Neth-ER publishes its reaction to the Commission’s public consultation ‘R&D on dual-use technologies – options for support’. For Neth-ER one thing is clear: further debate is needed in order to assess the implications of the possible options presented by the Commission.

Neth-ER’s reaction to the dual-use research consultation: further debate is necessary

White paper on options for enhancing support for dual-use R&D

As part of the economic security package of January 24, the Commission published a white paper on enhancing support for dual-use research and development. In the white paper, the Commission showed its intention to stimulate more research on dual-use items in the EU. The paper presented three possible options:

  1. Going further based on the current set-up
  2. Remove the exclusive focus on civil applications in selected parts of the successor programme to Horizon Europe
  3. Create a dedicated instrument with a specific focus on R&D with dual-use potential

To assess the three given options and provide input for a scope for dual-use technologies, the Commission opened a public consultation. The text below is Neth-ER’s reaction to the consultation.

Further debate is necessary

Neth-ER believes the white paper doesn’t provide enough information to make a conclusive choice from the given options. Further discussion and conversation on the topic of dual-use in the Framework Programme (FP) is highly needed, and should be held together with all relevant stakeholders of Horizon Europe. We encourage the Commission to provide additional information, an analysis of the possible implications of each choice (policy-wise and budget-wise) and to host discussions on the topic. Without the necessary facts, it is too early to make rigorous choices about the future of the highly successful FP.

Neth-ER regards Option 3 as generally undesirable because this creates yet another EU funding scheme, whereas the existing frameworks are already complex enough.

Because of great uncertainty about the possible consequences of implementing Option 2, Neth-ER currently leans towards Option 1, because:

  • Open transnational research is one of the main goals of Horizon.
    It would be a shame to harm this freedom.
  • Different tensions that surround the incorporation of a military focus in the FP, such as open science, freedom of research, risk of misuse, and tension in collaboration with industry partners.
  • Requirements of defence research don’t align with civil-focused research. Forming consortiums in the FP becomes too complicated when involving agreements on confidentiality, security protocols, secure facilities/networks, and dissemination.
  • Some civil participants in the FP are unaware whether their research has ‘risk of misuse’ or not. Option 1  will ensure that fundamental research remains exempt from possible limitations. Spin-in calls can be used to exploit the military application through EDF.

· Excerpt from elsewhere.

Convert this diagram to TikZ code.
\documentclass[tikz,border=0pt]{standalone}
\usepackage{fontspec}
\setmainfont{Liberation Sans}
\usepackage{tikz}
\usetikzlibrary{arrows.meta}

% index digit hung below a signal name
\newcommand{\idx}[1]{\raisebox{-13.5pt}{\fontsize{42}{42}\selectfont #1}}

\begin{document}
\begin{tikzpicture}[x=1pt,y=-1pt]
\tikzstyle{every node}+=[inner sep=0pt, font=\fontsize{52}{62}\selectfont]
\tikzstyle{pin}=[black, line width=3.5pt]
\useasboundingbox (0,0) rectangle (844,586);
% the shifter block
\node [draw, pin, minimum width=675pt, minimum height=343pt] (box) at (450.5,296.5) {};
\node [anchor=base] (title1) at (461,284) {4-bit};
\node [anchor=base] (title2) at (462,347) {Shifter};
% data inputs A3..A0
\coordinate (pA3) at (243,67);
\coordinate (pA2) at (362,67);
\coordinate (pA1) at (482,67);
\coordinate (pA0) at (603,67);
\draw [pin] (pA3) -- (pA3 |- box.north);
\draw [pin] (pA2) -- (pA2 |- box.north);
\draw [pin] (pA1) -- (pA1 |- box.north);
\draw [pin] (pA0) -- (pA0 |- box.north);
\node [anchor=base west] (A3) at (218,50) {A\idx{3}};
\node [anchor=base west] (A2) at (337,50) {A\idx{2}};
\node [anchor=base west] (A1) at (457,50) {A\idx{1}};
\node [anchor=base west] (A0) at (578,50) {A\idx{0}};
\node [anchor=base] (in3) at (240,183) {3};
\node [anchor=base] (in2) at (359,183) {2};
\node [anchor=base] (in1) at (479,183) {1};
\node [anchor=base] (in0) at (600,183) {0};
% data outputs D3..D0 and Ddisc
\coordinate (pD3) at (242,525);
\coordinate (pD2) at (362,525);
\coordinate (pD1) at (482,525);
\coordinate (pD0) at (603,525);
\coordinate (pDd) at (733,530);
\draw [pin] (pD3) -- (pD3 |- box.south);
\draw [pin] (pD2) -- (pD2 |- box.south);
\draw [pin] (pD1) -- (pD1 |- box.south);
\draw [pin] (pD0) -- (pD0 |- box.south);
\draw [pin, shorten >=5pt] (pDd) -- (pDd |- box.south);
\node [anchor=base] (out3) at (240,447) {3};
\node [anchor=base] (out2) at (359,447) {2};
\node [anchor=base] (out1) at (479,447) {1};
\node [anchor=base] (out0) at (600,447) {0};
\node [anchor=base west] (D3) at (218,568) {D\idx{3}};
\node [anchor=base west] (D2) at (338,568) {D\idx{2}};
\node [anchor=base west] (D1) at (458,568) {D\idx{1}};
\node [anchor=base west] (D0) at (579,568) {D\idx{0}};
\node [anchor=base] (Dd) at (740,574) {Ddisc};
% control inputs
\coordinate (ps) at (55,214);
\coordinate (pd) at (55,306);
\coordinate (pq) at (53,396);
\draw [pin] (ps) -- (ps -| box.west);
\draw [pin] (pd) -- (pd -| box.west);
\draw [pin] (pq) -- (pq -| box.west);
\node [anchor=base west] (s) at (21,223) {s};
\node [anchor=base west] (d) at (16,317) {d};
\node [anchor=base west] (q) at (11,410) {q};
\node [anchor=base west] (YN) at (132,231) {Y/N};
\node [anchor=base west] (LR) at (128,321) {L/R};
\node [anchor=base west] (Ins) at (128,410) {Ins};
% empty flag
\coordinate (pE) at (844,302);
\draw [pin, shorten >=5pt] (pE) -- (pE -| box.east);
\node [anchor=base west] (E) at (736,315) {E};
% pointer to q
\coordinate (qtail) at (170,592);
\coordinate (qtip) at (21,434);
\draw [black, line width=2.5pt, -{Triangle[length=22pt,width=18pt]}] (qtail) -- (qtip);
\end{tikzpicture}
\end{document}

However, as mentioned previously, it is too early to make a well-informed choice between the two options. For example, the “exclusive focus on civil application” is no effective safeguard to ensure that (the results of) any Horizon-funded research involving dual-use technologies will not be used in non-civil applications. Dual-use technologies always bear the risk of being used for both civil and military applications. Thus, we reiterate: further debate is necessary. 

Keep the definition and scope clear 

“Dual-use” should be defined as technologies that have a clear civil and military application given the nature and specifications of the technologies in question. In order to address worries regarding sensitive technologies, Neth-ER suggests to refer to the ‘risk of misuse’ instead of ‘potential misuse’.

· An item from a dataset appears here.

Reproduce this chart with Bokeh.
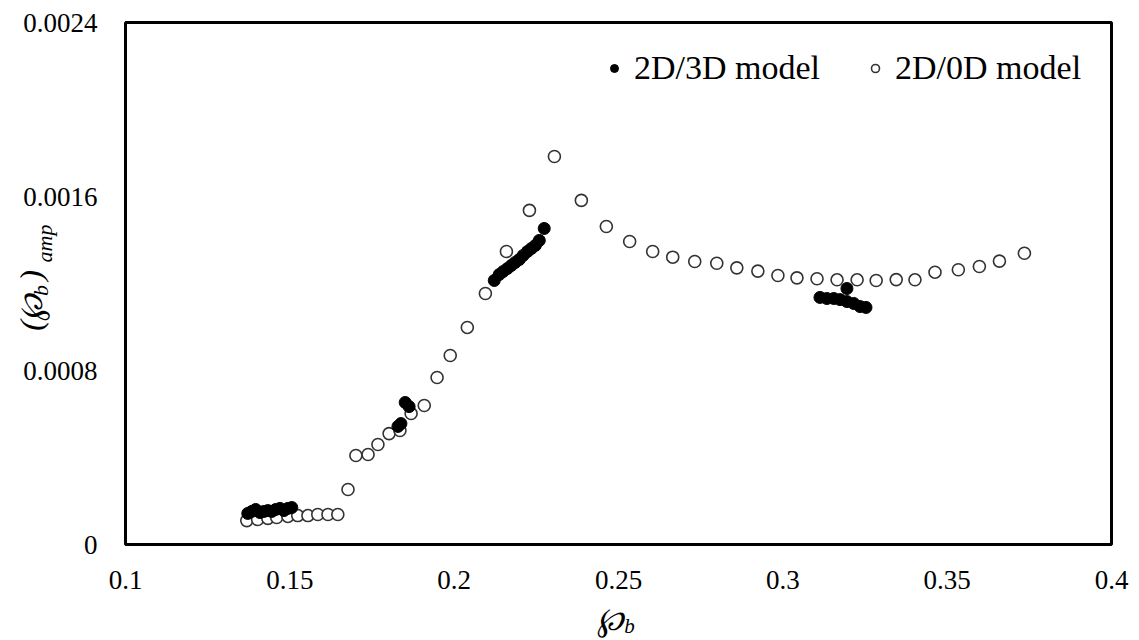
import math
from bokeh.plotting import figure
from bokeh.models import (Range1d, FixedTicker, Label, Legend, LegendItem,
                          ColumnDataSource, BoxAnnotation)
from bokeh.embed import file_html
from bokeh.resources import INLINE

# 2D/0D model (open circles)
x_0d = [0.1369, 0.1402, 0.1433, 0.1460, 0.1494, 0.1524, 0.1555, 0.1585, 0.1616, 0.1646,
        0.1677, 0.1701, 0.1738, 0.1768, 0.1802, 0.1835, 0.1869, 0.1909, 0.1948, 0.1988,
        0.2040, 0.2095, 0.2159, 0.2229, 0.2305, 0.2387, 0.2463, 0.2534, 0.2604, 0.2665,
        0.2732, 0.2799, 0.2860, 0.2924, 0.2985, 0.3043, 0.3104, 0.3165, 0.3226, 0.3284,
        0.3345, 0.3402, 0.3463, 0.3534, 0.3598, 0.3659, 0.3735]
y_0d = [0.000110, 0.000115, 0.000120, 0.000124, 0.000129, 0.000133, 0.000133, 0.000138, 0.000138, 0.000138,
        0.000253, 0.000409, 0.000414, 0.000460, 0.000510, 0.000524, 0.000602, 0.000639, 0.000768, 0.000869,
        0.000998, 0.001154, 0.001347, 0.001536, 0.001784, 0.001582, 0.001462, 0.001393, 0.001347, 0.001321,
        0.001301, 0.001293, 0.001272, 0.001257, 0.001237, 0.001226, 0.001222, 0.001217, 0.001217, 0.001214,
        0.001218, 0.001217, 0.001252, 0.001263, 0.001278, 0.001303, 0.001339]

# 2D/3D model (filled circles)
x_3d = [0.1372, 0.1384, 0.1396, 0.1409, 0.1421, 0.1433, 0.1445, 0.1457, 0.1470, 0.1482, 0.1494, 0.1506,
        0.1829, 0.1838, 0.1851, 0.1863,
        0.2122, 0.2137, 0.2149, 0.2162, 0.2174, 0.2186, 0.2198, 0.2210, 0.2223, 0.2235, 0.2247, 0.2259, 0.2274,
        0.3113, 0.3134, 0.3155, 0.3174, 0.3195, 0.3216, 0.3235, 0.3253, 0.3195]
y_3d = [0.000143, 0.000152, 0.000161, 0.000147, 0.000152, 0.000156, 0.000152, 0.000161, 0.000166, 0.000156, 0.000166, 0.000170,
        0.000543, 0.000556, 0.000653, 0.000634,
        0.001214, 0.001241, 0.001255, 0.001269, 0.001283, 0.001297, 0.001310, 0.001329, 0.001347, 0.001361, 0.001375, 0.001398, 0.001453,
        0.001136, 0.001131, 0.001131, 0.001126, 0.001117, 0.001108, 0.001094, 0.001090, 0.001177]

x_ticks = [0.1, 0.15, 0.2, 0.25, 0.3, 0.35, 0.4]
x_tick_labels = ["0.1", "0.15", "0.2", "0.25", "0.3", "0.35", "0.4"]
y_ticks = [0.0, 0.0008, 0.0016, 0.0024]
y_tick_labels = ["0", "0.0008", "0.0016", "0.0024"]

SERIF = "Liberation Serif"

# canvas and visible plot-box geometry (pixels)
W, H = 1135, 640
BOX_L, BOX_R, BOX_T, BOX_B = 125, 1111, 22, 544
XMIN, XMAX = x_ticks[0], x_ticks[-1]
YMIN, YMAX = y_ticks[0], y_ticks[-1]
xs = (XMAX - XMIN) / (BOX_R - BOX_L)
ys = (YMAX - YMIN) / (BOX_B - BOX_T)

p = figure(width=W, height=H, output_backend="svg", toolbar_location=None,
           x_range=Range1d(XMIN - BOX_L * xs, XMAX + (W - BOX_R) * xs),
           y_range=Range1d(YMIN - (H - BOX_B) * ys, YMAX + BOX_T * ys),
           min_border=0, min_border_left=0, min_border_right=0,
           min_border_top=0, min_border_bottom=0)
p.title.visible = False
p.xgrid.visible = False
p.ygrid.visible = False
p.outline_line_color = None
p.background_fill_color = "white"
p.border_fill_color = "white"

p.xaxis[0].fixed_location = YMIN
p.yaxis[0].fixed_location = XMIN
for ax, ticks, labels, standoff in ((p.xaxis[0], x_ticks, x_tick_labels, 20),
                                    (p.yaxis[0], y_ticks, y_tick_labels, 22)):
    ax.ticker = FixedTicker(ticks=ticks)
    ax.major_label_overrides = {t: l for t, l in zip(ticks, labels)}
    ax.axis_line_color = None
    ax.major_tick_line_color = None
    ax.minor_tick_line_color = None
    ax.major_label_text_font = SERIF
    ax.major_label_text_font_size = "27px"
    ax.major_label_text_color = "black"
    ax.major_label_standoff = standoff

src0 = ColumnDataSource(dict(x=x_0d, y=y_0d))
src3 = ColumnDataSource(dict(x=x_3d, y=y_3d))
r0 = p.scatter("x", "y", source=src0, size=12, marker="circle", fill_color="white",
               line_color="#333333", line_width=1.6)
r3 = p.scatter("x", "y", source=src3, size=12, marker="circle", fill_color="black",
               line_color="black", line_width=1)

# plot box
p.add_layout(BoxAnnotation(left=XMIN, right=XMAX, bottom=YMIN, top=YMAX,
                           fill_color=None, fill_alpha=0, line_color="black",
                           line_alpha=1.0, line_width=3))

legend = Legend(items=[LegendItem(label="2D/3D model", renderers=[r3]),
                       LegendItem(label="2D/0D model", renderers=[r0])],
                orientation="horizontal", location=(604, 553),
                label_text_font=SERIF, label_text_font_size="34px",
                label_text_color="black",
                label_standoff=10, spacing=45, glyph_width=20,
                border_line_color=None, background_fill_alpha=0, margin=0)
p.add_layout(legend)


def px_to_x(px):
    return XMIN + (px - BOX_L) * xs


def py_to_y(py):
    return YMIN + (BOX_B - py) * ys


def add_label(text, px, py, size, angle=0.0):
    p.add_layout(Label(x=px_to_x(px), y=py_to_y(py), text=text, angle=angle,
                       text_font=SERIF, text_font_size=size, text_font_style="italic",
                       text_align="center", text_baseline="middle", text_color="black"))


# x axis label: ℘ with subscript b
add_label("\u2118", 610, 618, "32px")
add_label("b", 629, 625, "21px")

# y axis label: (℘ b) amp, rotated
a = math.pi / 2
add_label("(", 30, 325, "32px", a)
add_label("\u2118", 30, 307, "32px", a)
add_label("b", 40, 290, "22px", a)
add_label(")", 30, 275, "32px", a)
add_label("amp", 44, 243, "22px", a)

open("out.html", "w").write(file_html(p, INLINE))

However, most of today’s important technologies can be considered dual-use. Neth-ER encourages to make a clear distinction between “dual-use” and “dual-use potential”. The latter occurring when a military application is not clear yet, but a possibility. The technologies that should definitely be considered as dual-use, are clearly listed in Annex I of Regulation 2021/821 on the control of exports. The list should act as a guide for researchers in order for them to figure out whether their research has dual-use potential. Still, in order to stimulate dual-use research, the focus should be on understanding the technology, its specific areas of military and civil application, and the potential implications of its misuse.

The incorporation of a flag mechanism within relevant calls in Horizon Europe is a pragmatic solution. This mechanism can significantly enhance the integration of dual-use potential within the FP, prompts researchers to carefully assess dual-use implications, while keeping the focus on civil applications. Keys to its effectiveness are:

  1. Linkage to rigorous research security measures, scrutinizing consortia entities and research candidates to prevent misuse
  2. A robust framework for monitoring research on dual-use technologies within Horizon Europe. Merely relying on a checkbox/promise by the grant applicant could become problematic, even when the focus remains exclusively civil


In line with the economic security strategy published in June 2023, the Commission presented its economic security package earlier this year. The Commission published five initiatives, including a Council Recommendation on Research Security and the white paper on stimulating dual-use research. Together with the white paper, the Commission opened a public consultation to assess the three options presented to stimulate dual-use research and development.